* Exercise instructions *
Reproduce the data exactly and drop any pictures it holds.

* Data shown *
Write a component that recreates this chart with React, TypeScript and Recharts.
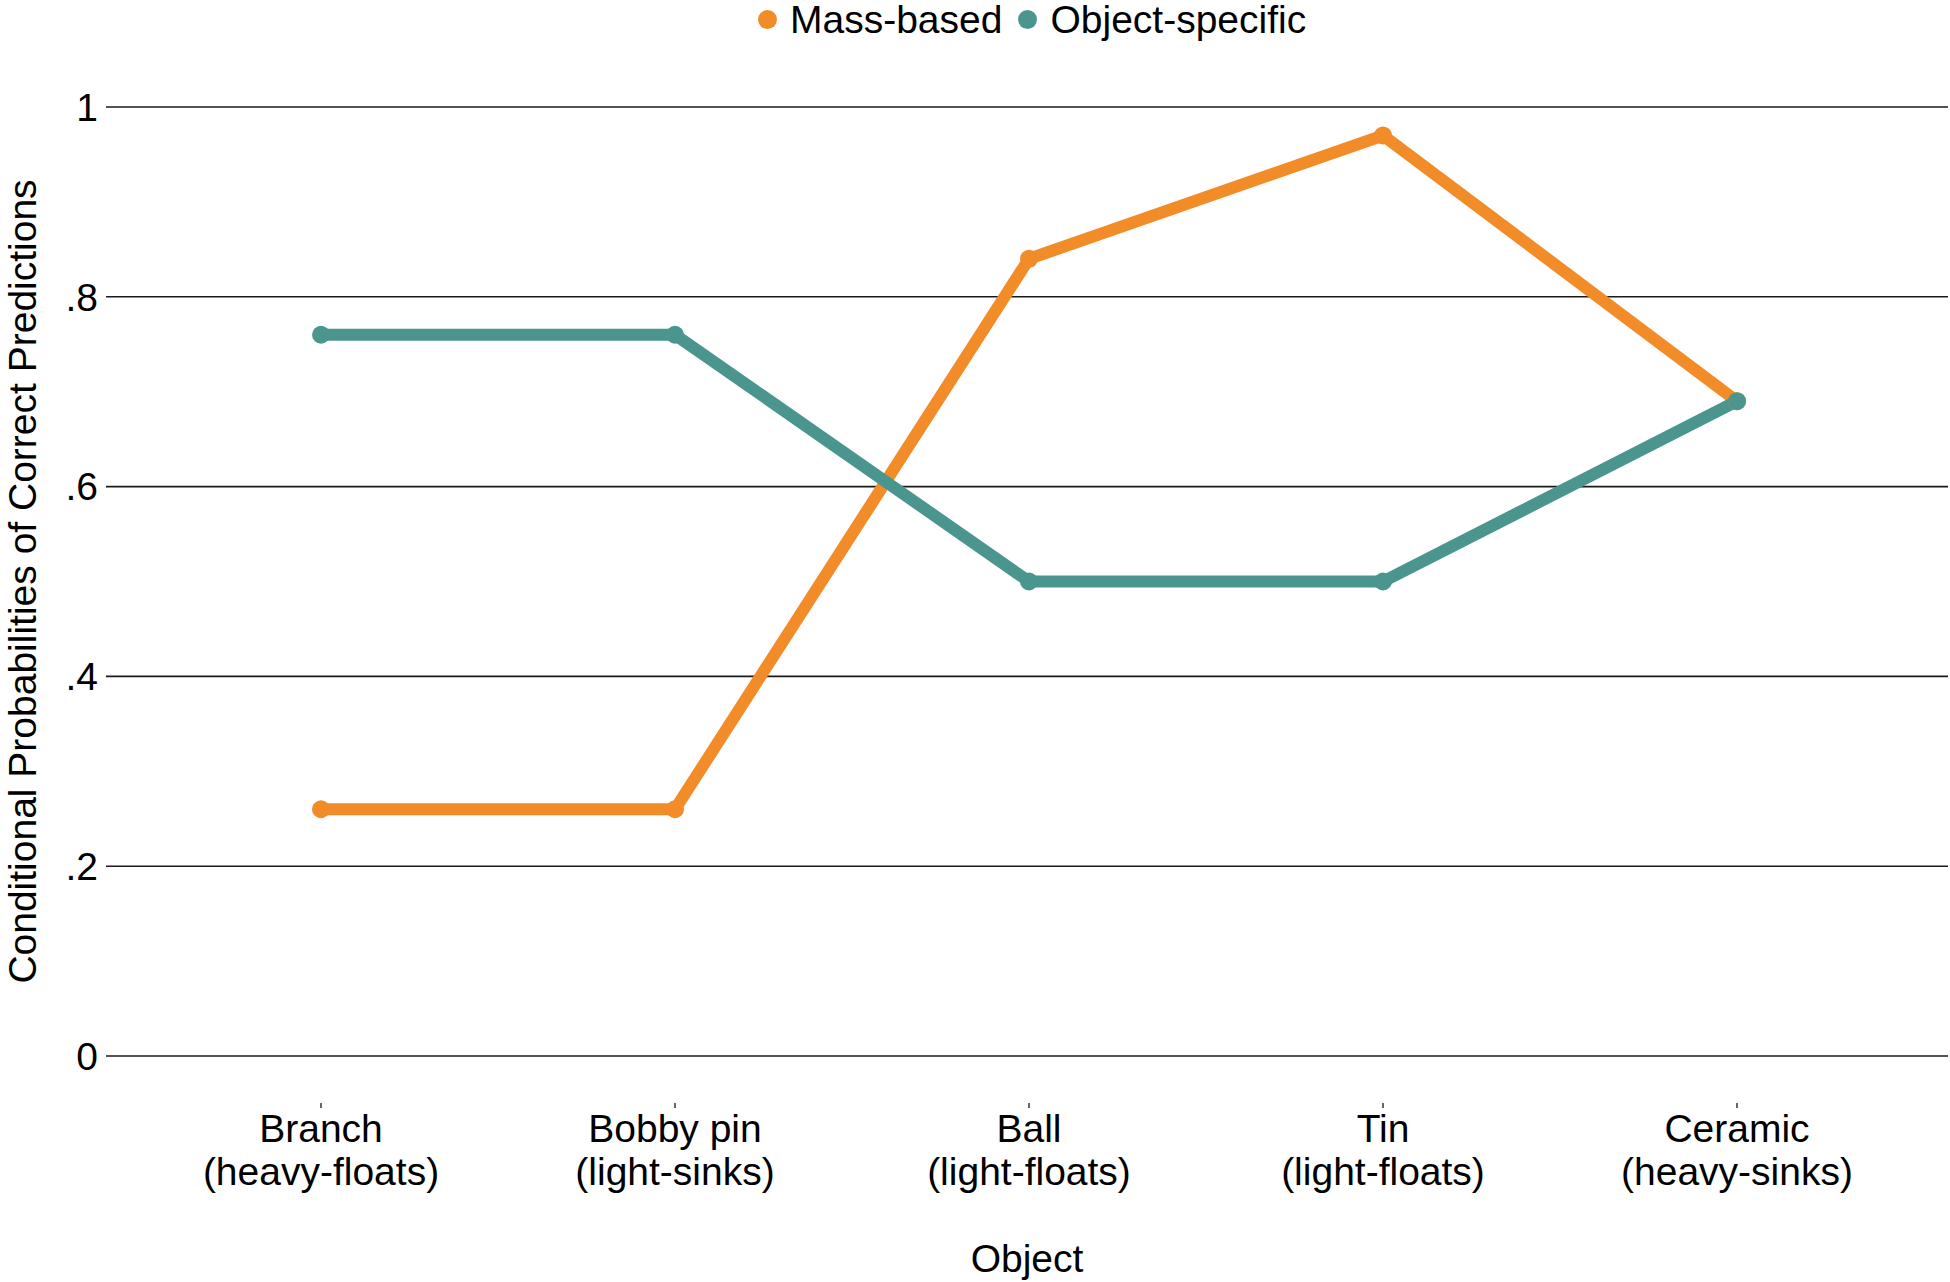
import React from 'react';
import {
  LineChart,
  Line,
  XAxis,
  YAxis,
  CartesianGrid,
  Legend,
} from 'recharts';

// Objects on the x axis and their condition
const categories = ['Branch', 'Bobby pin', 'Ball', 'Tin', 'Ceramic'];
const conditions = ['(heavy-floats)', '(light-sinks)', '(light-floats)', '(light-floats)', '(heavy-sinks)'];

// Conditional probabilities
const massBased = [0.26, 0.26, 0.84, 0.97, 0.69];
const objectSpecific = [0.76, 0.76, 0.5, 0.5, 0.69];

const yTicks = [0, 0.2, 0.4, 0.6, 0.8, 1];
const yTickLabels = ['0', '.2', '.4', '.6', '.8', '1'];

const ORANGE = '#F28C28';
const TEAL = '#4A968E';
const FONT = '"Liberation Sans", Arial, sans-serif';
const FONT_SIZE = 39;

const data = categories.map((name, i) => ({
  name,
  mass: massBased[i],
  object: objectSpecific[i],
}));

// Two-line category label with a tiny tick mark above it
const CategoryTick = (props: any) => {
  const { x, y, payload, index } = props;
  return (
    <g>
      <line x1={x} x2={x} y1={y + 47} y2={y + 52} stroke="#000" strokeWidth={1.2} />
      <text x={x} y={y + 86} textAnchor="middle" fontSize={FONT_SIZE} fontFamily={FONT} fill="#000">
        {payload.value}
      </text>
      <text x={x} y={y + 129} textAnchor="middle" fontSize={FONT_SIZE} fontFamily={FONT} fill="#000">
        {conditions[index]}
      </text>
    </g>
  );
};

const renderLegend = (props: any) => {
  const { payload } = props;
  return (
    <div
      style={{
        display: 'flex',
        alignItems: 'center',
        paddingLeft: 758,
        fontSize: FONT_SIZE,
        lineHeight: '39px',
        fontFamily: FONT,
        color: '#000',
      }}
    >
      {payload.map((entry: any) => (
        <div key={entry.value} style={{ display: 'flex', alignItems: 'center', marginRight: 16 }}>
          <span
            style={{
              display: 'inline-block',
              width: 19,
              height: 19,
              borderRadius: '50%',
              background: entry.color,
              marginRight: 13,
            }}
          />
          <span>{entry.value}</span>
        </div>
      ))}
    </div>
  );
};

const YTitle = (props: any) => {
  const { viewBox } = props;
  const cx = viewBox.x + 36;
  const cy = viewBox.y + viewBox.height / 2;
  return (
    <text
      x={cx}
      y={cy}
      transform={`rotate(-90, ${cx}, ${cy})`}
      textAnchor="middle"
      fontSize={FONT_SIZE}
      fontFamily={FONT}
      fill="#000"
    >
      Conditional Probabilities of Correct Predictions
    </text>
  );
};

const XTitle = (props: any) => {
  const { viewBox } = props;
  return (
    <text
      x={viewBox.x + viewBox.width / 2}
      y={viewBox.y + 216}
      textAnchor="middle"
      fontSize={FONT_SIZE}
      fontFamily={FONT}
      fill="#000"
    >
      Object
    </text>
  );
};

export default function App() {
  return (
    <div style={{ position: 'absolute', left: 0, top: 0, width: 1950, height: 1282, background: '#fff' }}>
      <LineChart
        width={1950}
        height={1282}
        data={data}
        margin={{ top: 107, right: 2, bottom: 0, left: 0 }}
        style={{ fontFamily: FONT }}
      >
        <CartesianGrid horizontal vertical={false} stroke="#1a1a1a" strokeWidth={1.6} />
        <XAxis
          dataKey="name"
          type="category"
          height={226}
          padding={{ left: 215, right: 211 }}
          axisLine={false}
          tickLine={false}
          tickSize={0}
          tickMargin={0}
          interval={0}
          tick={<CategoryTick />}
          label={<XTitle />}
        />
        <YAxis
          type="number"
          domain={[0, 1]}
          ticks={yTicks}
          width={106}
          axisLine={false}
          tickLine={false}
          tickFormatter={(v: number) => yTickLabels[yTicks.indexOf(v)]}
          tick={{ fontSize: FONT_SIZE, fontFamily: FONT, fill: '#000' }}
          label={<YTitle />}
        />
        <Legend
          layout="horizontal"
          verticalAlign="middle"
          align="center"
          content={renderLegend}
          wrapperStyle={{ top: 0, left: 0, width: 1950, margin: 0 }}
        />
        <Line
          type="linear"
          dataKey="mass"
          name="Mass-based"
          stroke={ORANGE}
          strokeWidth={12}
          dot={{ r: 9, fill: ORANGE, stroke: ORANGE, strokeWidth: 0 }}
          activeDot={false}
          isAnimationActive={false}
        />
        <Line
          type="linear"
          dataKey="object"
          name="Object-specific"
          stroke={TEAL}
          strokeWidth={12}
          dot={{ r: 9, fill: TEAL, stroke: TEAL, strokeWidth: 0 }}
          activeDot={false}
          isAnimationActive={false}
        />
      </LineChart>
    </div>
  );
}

* Result below *
Write a component that recreates this chart with React, TypeScript and Recharts.
import React from 'react';
import {
  LineChart,
  Line,
  XAxis,
  YAxis,
  CartesianGrid,
  Legend,
} from 'recharts';

// Objects on the x axis and their condition
const categories = ['Branch', 'Bobby pin', 'Ball', 'Tin', 'Ceramic'];
const conditions = ['(heavy-floats)', '(light-sinks)', '(light-floats)', '(light-floats)', '(heavy-sinks)'];

// Conditional probabilities
const massBased = [0.26, 0.26, 0.84, 0.97, 0.69];
const objectSpecific = [0.76, 0.76, 0.5, 0.5, 0.69];

const yTicks = [0, 0.2, 0.4, 0.6, 0.8, 1];
const yTickLabels = ['0', '.2', '.4', '.6', '.8', '1'];

const ORANGE = '#F28C28';
const TEAL = '#4A968E';
const FONT = '"Liberation Sans", Arial, sans-serif';
const FONT_SIZE = 39;

const data = categories.map((name, i) => ({
  name,
  mass: massBased[i],
  object: objectSpecific[i],
}));

// Two-line category label with a tiny tick mark above it
const CategoryTick = (props: any) => {
  const { x, y, payload, index } = props;
  return (
    <g>
      <line x1={x} x2={x} y1={y + 47} y2={y + 52} stroke="#000" strokeWidth={1.2} />
      <text x={x} y={y + 86} textAnchor="middle" fontSize={FONT_SIZE} fontFamily={FONT} fill="#000">
        {payload.value}
      </text>
      <text x={x} y={y + 129} textAnchor="middle" fontSize={FONT_SIZE} fontFamily={FONT} fill="#000">
        {conditions[index]}
      </text>
    </g>
  );
};

const renderLegend = (props: any) => {
  const { payload } = props;
  return (
    <div
      style={{
        display: 'flex',
        alignItems: 'center',
        paddingLeft: 758,
        fontSize: FONT_SIZE,
        lineHeight: '39px',
        fontFamily: FONT,
        color: '#000',
      }}
    >
      {payload.map((entry: any) => (
        <div key={entry.value} style={{ display: 'flex', alignItems: 'center', marginRight: 16 }}>
          <span
            style={{
              display: 'inline-block',
              width: 19,
              height: 19,
              borderRadius: '50%',
              background: entry.color,
              marginRight: 13,
            }}
          />
          <span>{entry.value}</span>
        </div>
      ))}
    </div>
  );
};

const YTitle = (props: any) => {
  const { viewBox } = props;
  const cx = viewBox.x + 36;
  const cy = viewBox.y + viewBox.height / 2;
  return (
    <text
      x={cx}
      y={cy}
      transform={`rotate(-90, ${cx}, ${cy})`}
      textAnchor="middle"
      fontSize={FONT_SIZE}
      fontFamily={FONT}
      fill="#000"
    >
      Conditional Probabilities of Correct Predictions
    </text>
  );
};

const XTitle = (props: any) => {
  const { viewBox } = props;
  return (
    <text
      x={viewBox.x + viewBox.width / 2}
      y={viewBox.y + 216}
      textAnchor="middle"
      fontSize={FONT_SIZE}
      fontFamily={FONT}
      fill="#000"
    >
      Object
    </text>
  );
};

export default function App() {
  return (
    <div style={{ position: 'absolute', left: 0, top: 0, width: 1950, height: 1282, background: '#fff' }}>
      <LineChart
        width={1950}
        height={1282}
        data={data}
        margin={{ top: 107, right: 2, bottom: 0, left: 0 }}
        style={{ fontFamily: FONT }}
      >
        <CartesianGrid horizontal vertical={false} stroke="#1a1a1a" strokeWidth={1.6} />
        <XAxis
          dataKey="name"
          type="category"
          height={226}
          padding={{ left: 215, right: 211 }}
          axisLine={false}
          tickLine={false}
          tickSize={0}
          tickMargin={0}
          interval={0}
          tick={<CategoryTick />}
          label={<XTitle />}
        />
        <YAxis
          type="number"
          domain={[0, 1]}
          ticks={yTicks}
          width={106}
          axisLine={false}
          tickLine={false}
          tickFormatter={(v: number) => yTickLabels[yTicks.indexOf(v)]}
          tick={{ fontSize: FONT_SIZE, fontFamily: FONT, fill: '#000' }}
          label={<YTitle />}
        />
        <Legend
          layout="horizontal"
          verticalAlign="middle"
          align="center"
          content={renderLegend}
          wrapperStyle={{ top: 0, left: 0, width: 1950, margin: 0 }}
        />
        <Line
          type="linear"
          dataKey="mass"
          name="Mass-based"
          stroke={ORANGE}
          strokeWidth={12}
          dot={{ r: 9, fill: ORANGE, stroke: ORANGE, strokeWidth: 0 }}
          activeDot={false}
          isAnimationActive={false}
        />
        <Line
          type="linear"
          dataKey="object"
          name="Object-specific"
          stroke={TEAL}
          strokeWidth={12}
          dot={{ r: 9, fill: TEAL, stroke: TEAL, strokeWidth: 0 }}
          activeDot={false}
          isAnimationActive={false}
        />
      </LineChart>
    </div>
  );
}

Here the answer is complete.